Wednesday 3 November 2010

Postcard from Madras

In the later decades of the 18th century two young Irishmen decided to seek their fame and fortune in India. The country was being opened up for trade by The East India Company (they had their Charter the year before Queen Elizabeth signed the Charitable Uses Act of 1601). They had established a trading base and military fort in Madras in 1640. There was much skirmishing with the French down the coast but we soon saw them off (how times have changed? Or have they?).

The two brothers, William and Paul Limrick, set off from County Cork though their paths were to take very different routes.

They were the sons of the Rector of parishes in the South West of County Cork, the Rev William Limrick and his wife Elizabeth Somerville, (who was also the daughter of a local County Cork Rector). Paul clearly decided to follow the family clerical path and studied at Trinity college, Dublin, taking a Doctorate and Holy Orders. He was appointed to the East India Company as a Chaplain to the Calcutta Presidency in the 1780s.

His brother William was clearly not of a holy bent and decided on the army, arriving in Madras on the ship, Walpole, in 1788. He was based at Fort St George, enrolled as a cadet. He fought in various campaigns under the Duke of Wellington (a fellow Irishman), the most famous of which was the Battle of Srirangapatnam in 1799, where the British finally defeated Tipu Sultan. He clearly did well as he rose to the rank of Lieutenant Colonel.

With his salary and booty payments he sent money back to Ireland where he had a house built in 1800 in a village that became known as Union Hall, to commemorate both the Union with England and the building of William's Hall! He retired back to Ireland in 1805 where he raised a family whose descendants still live in that village today.

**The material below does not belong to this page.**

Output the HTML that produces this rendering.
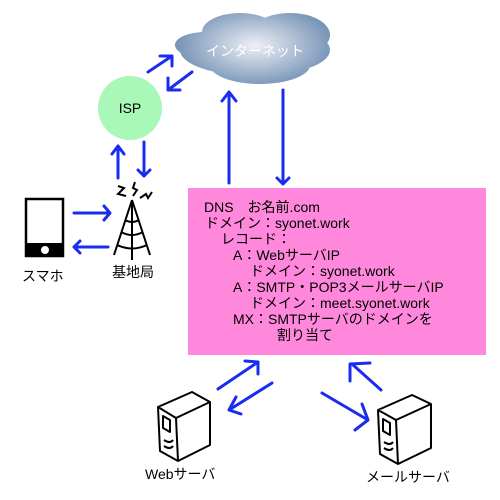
<!DOCTYPE html>
<html><head><meta charset="utf-8"><style>
body{margin:0;width:500px;height:500px;background:#fff;overflow:hidden;position:relative;font-family:"Liberation Sans","Noto Sans CJK JP",sans-serif}
.t{position:absolute;font-size:14px;line-height:16px;white-space:pre;color:#000}
</style></head><body>
<svg width="500" height="500" style="position:absolute;left:0;top:0">
<defs>
<radialGradient id="cg" cx="0.5" cy="0.45" r="0.55"><stop offset="0" stop-color="#eef0f6"/><stop offset="1" stop-color="#5f82aa"/></radialGradient>
<mask id="cm">
<g fill="#fff">
<ellipse cx="255" cy="50" rx="75" ry="26"/>
<ellipse cx="205" cy="45" rx="30" ry="13"/>
<ellipse cx="240" cy="32" rx="38" ry="19"/>
<ellipse cx="290" cy="35" rx="40" ry="22"/>
<ellipse cx="260" cy="65" rx="50" ry="19"/>
</g></mask>
</defs>
<rect x="188" y="188" width="298" height="167" fill="#ff88dd"/>
<rect x="170" y="5" width="170" height="90" fill="url(#cg)" mask="url(#cm)"/>
<text x="255" y="56" fill="#fff" font-size="14" text-anchor="middle" font-family="Liberation Sans, Noto Sans CJK JP, sans-serif">インターネット</text>
<circle cx="130" cy="108" r="32" fill="#aaf8b8"/>
<text x="130" y="113" font-size="14" text-anchor="middle" font-family="Liberation Sans, sans-serif">ISP</text>
<g stroke="#1a2cf0" stroke-width="3" fill="none" stroke-linecap="round" stroke-linejoin="round">
<path d="M148 72 L172 56 M160 56 L172 56 L172 66"/>
<path d="M192 72 L168 90 M168 78 L168 90 L180 90"/>
<path d="M118 178 L118 146 M112 154 L118 146 L124 154"/>
<path d="M144 142 L144 176 M138 170 L144 176 L150 170"/>
<path d="M229 183 L229 92 M222 101 L229 92 L236 101"/>
<path d="M283 90 L283 184 M277 178 L283 184 L289 178"/>
<path d="M74 213 L110 213 M104 206 L110 213 L104 220"/>
<path d="M108 247 L74 247 M80 241 L74 247 L80 253"/>
<path d="M218 389 L258 362 M245 361 L258 362 L258 374"/>
<path d="M272 383 L229 410 M241 414 L229 410 L236 397"/>
<path d="M322 393 L368 420 M362 404 L368 420 L355 430"/>
<path d="M381 390 L352 364 M350 381 L350 364 L370 363"/>
</g>
<rect x="26" y="199" width="37" height="57" fill="#fff" stroke="#000" stroke-width="2.5"/>
<rect x="26" y="243" width="37" height="13" fill="#000"/>
<circle cx="45" cy="250" r="4" fill="#fff"/>
<g stroke="#000" stroke-width="2" fill="none">
<path d="M132 200 L114 255 M132 200 L150 255 M132 200 L132 260"/>
<path d="M125 220 Q132 224 139 220 M121 232 Q132 238 143 232 M117 245 Q132 252 147 245"/>
<path d="M118 186 L124 188 L118 194 L126 196 M135 182 L133 188 L137 190 L133 196 M140 198 L146 194 L148 198 L152 192"/>
</g>
<g stroke="#000" stroke-width="2" fill="#fff" stroke-linejoin="round">
<path d="M158 407 L192 392 L210 402 L210 445 L178 461 L160 451 Z"/>
<path d="M158 407 L176 418 L210 402 M176 418 L178 461"/>
<path d="M163 416 L170 420 L170 432 L163 428 Z" fill="none"/>
<path d="M164 440 Q170 444 173 440 M164 446 Q170 450 173 446" fill="none"/>
<path d="M378 410 L412 395 L431 404 L431 448 L398 464 L380 454 Z"/>
<path d="M378 410 L396 420 L431 404 M396 420 L398 464"/>
<path d="M383 419 L390 423 L390 435 L383 431 Z" fill="none"/>
<path d="M384 442 Q390 446 393 442 M384 448 Q390 452 393 448" fill="none"/>
</g>
</svg>
<div class="t" style="left:22px;top:268px">スマホ</div>
<div class="t" style="left:112px;top:264px">基地局</div>
<div class="t" style="left:145px;top:466px">Webサーバ</div>
<div class="t" style="left:366px;top:469px">メールサーバ</div>
<div class="t" style="left:204px;top:199px">DNS　お名前.com</div>
<div class="t" style="left:205px;top:215px">ドメイン：syonet.work</div>
<div class="t" style="left:221px;top:231px">レコード：</div>
<div class="t" style="left:233px;top:247px">A：WebサーバIP</div>
<div class="t" style="left:250px;top:263px">ドメイン：syonet.work</div>
<div class="t" style="left:233px;top:279px">A：SMTP・POP3メールサーバIP</div>
<div class="t" style="left:250px;top:295px">ドメイン：meet.syonet.work</div>
<div class="t" style="left:233px;top:311px">MX：SMTPサーバのドメインを</div>
<div class="t" style="left:277px;top:327px">割り当て</div>
</body></html>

Paul was not so lucky. He too prospered in Calcutta, becoming Rector of St John's Church and Chaplain to the Governor General of India. In 1809 he was appointed the first Bishop of Calcutta, but on his way back to Canterbury for his Consecration he was drowned at sea.

And where is this story going you ask? Well, I'm now in Madras; come to see Fort St George where Colonel William Somerville Limrick, my Great, Great, Great Grandfather was based.

The Fort still has many of the buildings used at the time and it is still an army base. The Church of St Mary, built in 1680, is the oldest Anglican church east of Suez.

Hard to imagine the Fort as it then was. There are some prints in the Museum showing what it was like then.

Fort St George from a print of 1797



Fort St George from a print of 1804



It's somewhat different now, though the Church of St Mary's is unchanged over the centuries. And my comfortable eco-hotel, the Raintree, is undoubtedly better than the conditions William would have put up with.

But it's always fascinating to step in the paths followed by one's ancestors.